On March 7th, I was thrilled to participate in a Navigating Privacy Issues with Generative AI panel hosted by the Idaho State Board of Education and moderated by Jen Schneider from Boise State University.

The Panel and Curated Privacy Resources for Educators

The other folks invited to be on the panel were Liza Long from the College of Western Idaho and Reed Hepler from the College of Southern Idaho, who each have extensive experience using and teaching with AI tools.

To complement the panel, we curated a list of related Privacy Resources for Educators.

My Perspective

I described my approach as more of an “enthusiastic skeptic,” informed by my background with media studies and digital humanities tools. Automation certainly has great potential when its results are verifiable and accurate—but I’m far from convinced that the currently-popular tools live up to the hype about their utility, that their outputs are worth the material trade-offs involved in data storage, or that the companies involved have earned our trust.

I also think that we should promote a media literacy-informed approach to these tools, one that deeply considers how the claims generated by these tools include biases and that also questions who benefits from a “free to use” technology. (Spoiler: I reference Richard Serra and Carlota Fay Schoolman’s classic 1973 piece “Television Delivers People” to point out that, much as t.v. delivers viewers to advertisers, current AI tools deliver users and their associated data to capitalist surveillance companies.)

With a more optimistic view, though, I hope this “AI hype moment” provides us opportunities to highlight the various ways of knowing that people can learn through higher education. We also can use this to have more conversations about the human purposes and human values of what has traditionally been called “liberal education”: an education that aims to help people prepare themselves for an uncertain future, to consider what they think of as a good and proper life, and to engage deeply in the rights and responsibilities we have as citizens in free, democratic societies.

I’m also cautiously optimistic about using this moment to educate people about cloud computing generally, as well as the specifics of how these AI tools function through pattern recognition, generating remixes of sources, and producing plausible rather than accurate outputs. As I recently wrote, it’s a great opportunity for educators to examine their assumptions about languaging and knowing.

Similarly, I’m looking forward to variations on these tools that allow users to run them locally, to choose their own training data, and to educators figuring out ways to provide privacy-first access to these tools.

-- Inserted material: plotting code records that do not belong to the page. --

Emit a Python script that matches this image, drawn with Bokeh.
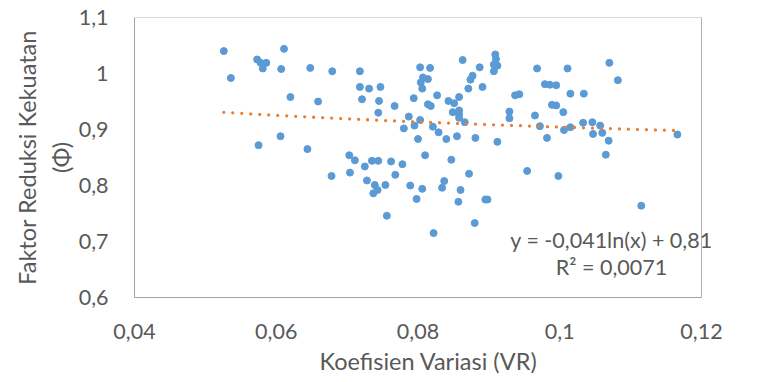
import numpy as np
from bokeh.plotting import figure
from bokeh.models import Range1d, FixedTicker, CustomJSTickFormatter, Label, Title, BoxAnnotation
from bokeh.embed import file_html
from bokeh.resources import INLINE

# Koefisien Variasi (VR)
vr = [0.0526, 0.0536, 0.0573, 0.0578, 0.0581, 0.0586, 0.0607, 0.0611, 0.0648, 0.0620, 0.0659, 0.0679,
      0.0575, 0.0606, 0.0644, 0.0678,
      0.0718, 0.0718, 0.0731, 0.0747, 0.0721, 0.0745, 0.0744, 0.0767, 0.0703, 0.0711, 0.0725, 0.0735,
      0.0744, 0.0762, 0.0704, 0.0728, 0.0739, 0.0743, 0.0737, 0.0754, 0.0768, 0.0756, 0.0778,
      0.0780, 0.0787, 0.0803, 0.0817, 0.0807, 0.0814, 0.0804, 0.0806, 0.0794, 0.0827, 0.0814, 0.0818,
      0.0803, 0.0795, 0.0800, 0.0821, 0.0829, 0.0840, 0.0855, 0.0881, 0.0912, 0.0863, 0.0843, 0.0851,
      0.0849, 0.0858, 0.0858, 0.0858, 0.0858, 0.0866, 0.0871, 0.0874, 0.0877, 0.0887, 0.0891, 0.0909,
      0.0910, 0.0907, 0.0912, 0.0907, 0.0937, 0.0943, 0.0929, 0.0929, 0.0810, 0.0847, 0.0872, 0.0789,
      0.0806, 0.0798, 0.0837, 0.0834, 0.0860, 0.0857, 0.0895, 0.0898, 0.0880, 0.0822,
      0.0968, 0.1011, 0.1070, 0.1082, 0.0979, 0.0986, 0.0995, 0.1015, 0.1034, 0.0989, 0.0995, 0.1005,
      0.0965, 0.0972, 0.0982, 0.1006, 0.1015, 0.1033, 0.1046, 0.1047, 0.1057, 0.1060, 0.1069, 0.1166,
      0.0954, 0.0998, 0.1065, 0.1115]

# Faktor Reduksi Kekuatan (phi)
phi = [1.040, 0.992, 1.025, 1.019, 1.009, 1.019, 1.008, 1.044, 1.010, 0.958, 0.950, 1.004,
       0.872, 0.888, 0.865, 0.817,
       1.004, 0.976, 0.973, 0.976, 0.954, 0.951, 0.930, 0.942, 0.854, 0.845, 0.834, 0.844,
       0.844, 0.843, 0.823, 0.809, 0.801, 0.792, 0.786, 0.801, 0.819, 0.746, 0.838,
       0.902, 0.923, 1.011, 1.010, 0.993, 0.990, 0.984, 0.973, 0.956, 0.961, 0.945, 0.942,
       0.917, 0.907, 0.883, 0.905, 0.895, 0.883, 0.888, 0.885, 0.878, 1.024, 0.951, 0.947,
       0.931, 0.958, 0.934, 0.927, 0.921, 0.913, 0.973, 0.989, 0.996, 1.011, 0.976, 1.034,
       1.026, 1.016, 1.014, 1.004, 0.961, 0.963, 0.932, 0.920, 0.854, 0.846, 0.821, 0.800,
       0.794, 0.776, 0.808, 0.796, 0.792, 0.771, 0.775, 0.775, 0.733, 0.715,
       1.009, 1.009, 1.019, 0.988, 0.981, 0.980, 0.979, 0.964, 0.964, 0.944, 0.943, 0.931,
       0.925, 0.906, 0.885, 0.899, 0.904, 0.912, 0.913, 0.892, 0.907, 0.894, 0.880, 0.891,
       0.826, 0.817, 0.855, 0.764]

x_ticks = [0.04, 0.06, 0.08, 0.10, 0.12]
y_ticks = [0.6, 0.7, 0.8, 0.9, 1.0, 1.1]
x_min, x_max = 0.04, 0.12
y_min, y_max = 0.6, 1.1

# logarithmic trendline: y = a*ln(x) + b
trend_a = -0.041
trend_b = 0.81
equation_text = "y = -0,041ln(x) + 0,81"
r2_text = "R² = 0,0071"
x_title = "Koefisien Variasi (VR)"
y_title_lines = ["Faktor Reduksi Kekuatan", "(Φ)"]

FONT = "Lato"
GREY = "#595959"
FS = "21.5px"
TITLE_FS = "23.5px"

# plot area: 567 px for 0.04..0.12; frame extended 21 px to the right so the
# trendline label can overhang the plot-area border like in the original
PLOT_W = 567
EXTRA_R = 21
x_end = x_max + (x_max - x_min) * EXTRA_R / PLOT_W

p = figure(width=760, height=382, output_backend="svg", toolbar_location=None,
           x_range=Range1d(x_min, x_end), y_range=Range1d(y_min, y_max),
           min_border_left=134, min_border_right=760 - 134 - PLOT_W - EXTRA_R,
           min_border_top=17, min_border_bottom=85)
p.xgrid.visible = False
p.ygrid.visible = False
p.outline_line_color = None
p.background_fill_color = "white"
p.border_fill_color = "white"

# plot-area border
p.add_layout(BoxAnnotation(left=x_min, right=x_max, bottom=y_min, top=y_max,
                           fill_color=None, line_color="#000000", line_width=1))

fmt = CustomJSTickFormatter(code="return String(Number(tick.toFixed(4))).replace('.', ',');")
for ax in (p.xaxis[0], p.yaxis[0]):
    ax.formatter = fmt
    ax.major_tick_line_color = None
    ax.minor_tick_line_color = None
    ax.axis_line_color = "#bfbfbf"
    ax.major_label_text_font = FONT
    ax.major_label_text_font_size = FS
    ax.major_label_text_color = GREY
p.xaxis[0].ticker = FixedTicker(ticks=x_ticks)
p.yaxis[0].ticker = FixedTicker(ticks=y_ticks)
p.xaxis[0].bounds = (x_min, x_max)
p.xaxis[0].major_label_standoff = 20
p.yaxis[0].major_label_standoff = 20

p.scatter(vr, phi, size=7, fill_color="#5b9bd5", line_color="#5b9bd5")

tx = np.linspace(min(vr), max(vr), 200)
ty = trend_a * np.log(tx) + trend_b
p.line(tx, ty, line_color="#ed7d31", line_width=3.3, line_dash="0 9", line_cap="round")

def lab(text, x, y):
    p.add_layout(Label(x=x, y=y, x_units="screen", y_units="screen", text=text,
                       text_align="center", text_baseline="middle", text_font=FONT,
                       text_font_size=FS, text_color=GREY))

lab(equation_text, 477, 58)
lab(r2_text, 477, 31)

def title(text, side, standoff):
    p.add_layout(Title(text=text, align="center", text_font=FONT, text_font_size=TITLE_FS,
                       text_font_style="normal", text_color=GREY, standoff=standoff), side)

title(x_title, "below", 6)
title(y_title_lines[1], "left", 2)
title(y_title_lines[0], "left", 6)

open("out.html", "w").write(file_html(p, INLINE))
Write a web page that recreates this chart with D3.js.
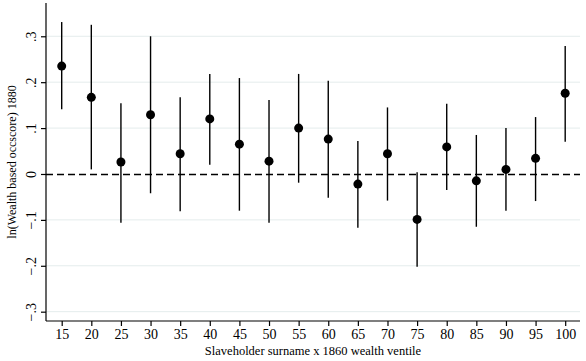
<!DOCTYPE html>
<html>
<head>
<meta charset="utf-8">
<script src="https://cdn.jsdelivr.net/npm/d3@7"></script>
<style>
  body { margin: 0; background: #fff; }
  svg text { font-family: "Liberation Serif", "Times New Roman", serif; fill: #000; }
</style>
</head>
<body>
<div id="myPlot"></div>
<script>
// Data
const ventiles  = [15, 20, 25, 30, 35, 40, 45, 50, 55, 60, 65, 70, 75, 80, 85, 90, 95, 100];
const estimates = [0.235, 0.167, 0.026, 0.129, 0.044, 0.120, 0.065, 0.028, 0.100, 0.076, -0.022, 0.044, -0.099, 0.059, -0.015, 0.010, 0.034, 0.176];
const ciLow     = [0.141, 0.010, -0.106, -0.042, -0.081, 0.020, -0.080, -0.106, -0.019, -0.052, -0.117, -0.058, -0.202, -0.035, -0.115, -0.080, -0.059, 0.070];
const ciHigh    = [0.331, 0.325, 0.154, 0.300, 0.167, 0.218, 0.209, 0.161, 0.218, 0.203, 0.072, 0.145, 0.004, 0.153, 0.085, 0.100, 0.124, 0.279];
const yTicks = [-0.3, -0.2, -0.1, 0, 0.1, 0.2, 0.3];

const rows = ventiles.map((v, i) => ({ v: v, est: estimates[i], lo: ciLow[i], hi: ciHigh[i] }));

// Dimensions
const width = 586, height = 361;
const pLeft = 46, pRight = 580, pTop = 3, pBottom = 321;

const svg = d3.select("#myPlot")
  .append("svg")
  .attr("width", width)
  .attr("height", height);

const x = d3.scaleLinear().domain([12.35, 102.5]).range([pLeft, pRight]);
const y = d3.scaleLinear().domain([-0.3203, 0.3725]).range([pBottom, pTop]);

// gridlines
svg.append("g")
  .selectAll("line")
  .data(yTicks.filter(d => d !== 0))
  .enter()
  .append("line")
  .attr("x1", pLeft)
  .attr("x2", pRight)
  .attr("y1", d => y(d))
  .attr("y2", d => y(d))
  .attr("stroke", "#e4ecec")
  .attr("stroke-width", 1);

// zero reference line
svg.append("line")
  .attr("x1", pLeft)
  .attr("x2", pRight)
  .attr("y1", y(0) + 0.5)
  .attr("y2", y(0) + 0.5)
  .attr("stroke", "#000")
  .attr("stroke-width", 1.3)
  .attr("stroke-dasharray", "7,4");

// Y axis
const fmt = d => d === 0 ? "0" : d3.format(".1f")(d).replace("0.", ".");
const yAxis = svg.append("g")
  .attr("transform", `translate(${pLeft},0)`)
  .call(d3.axisLeft(y).tickValues(yTicks).tickSize(5).tickFormat(fmt));
yAxis.select(".domain").attr("d", `M0,${pTop}V${pBottom}`).attr("stroke-width", 1.2);
yAxis.selectAll(".tick line").attr("stroke-width", 1.2);
yAxis.selectAll(".tick text")
  .attr("x", null).attr("dy", null)
  .attr("transform", "translate(-10,0) rotate(-90)")
  .attr("text-anchor", "middle")
  .style("font-size", "14px");

// X axis
const xAxis = svg.append("g")
  .attr("transform", `translate(0,${pBottom})`)
  .call(d3.axisBottom(x).tickValues(ventiles).tickSize(5).tickSizeOuter(0));
xAxis.select(".domain").attr("d", `M${pLeft},0H${pRight}`).attr("stroke-width", 1.2);
xAxis.selectAll(".tick line").attr("stroke-width", 1.2);
xAxis.selectAll(".tick text")
  .attr("y", 8)
  .style("font-size", "14px");

// confidence intervals
svg.append("g")
  .selectAll("line")
  .data(rows)
  .enter()
  .append("line")
  .attr("x1", d => x(d.v))
  .attr("x2", d => x(d.v))
  .attr("y1", d => y(d.lo))
  .attr("y2", d => y(d.hi))
  .attr("stroke", "#000")
  .attr("stroke-width", 1.4);

// point estimates
svg.append("g")
  .selectAll("circle")
  .data(rows)
  .enter()
  .append("circle")
  .attr("cx", d => x(d.v))
  .attr("cy", d => y(d.est))
  .attr("r", 4.5)
  .attr("fill", "#000");

// axis titles
svg.append("text")
  .attr("transform", `translate(16,${(pTop + pBottom) / 2}) rotate(-90)`)
  .attr("text-anchor", "middle")
  .style("font-size", "12px")
  .text("ln(Wealth based occscore) 1880");

svg.append("text")
  .attr("x", 313)
  .attr("y", 355)
  .attr("text-anchor", "middle")
  .style("font-size", "12.5px")
  .text("Slaveholder surname x 1860 wealth ventile");
</script>
</body>
</html>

Current Accessibility and Potential Future Refinements

The video of our panel is closed-captioned and there is a transcript available on the YouTube site. I haven’t yet read it closely enough to spot any errors, but I’ll try to do so in the next couple of weeks.

I may also try to make more bullet-point versions of at least my own contributions, as I’m personally someone who always prefers reading a transcript (sometimes even a summary) over watching a video.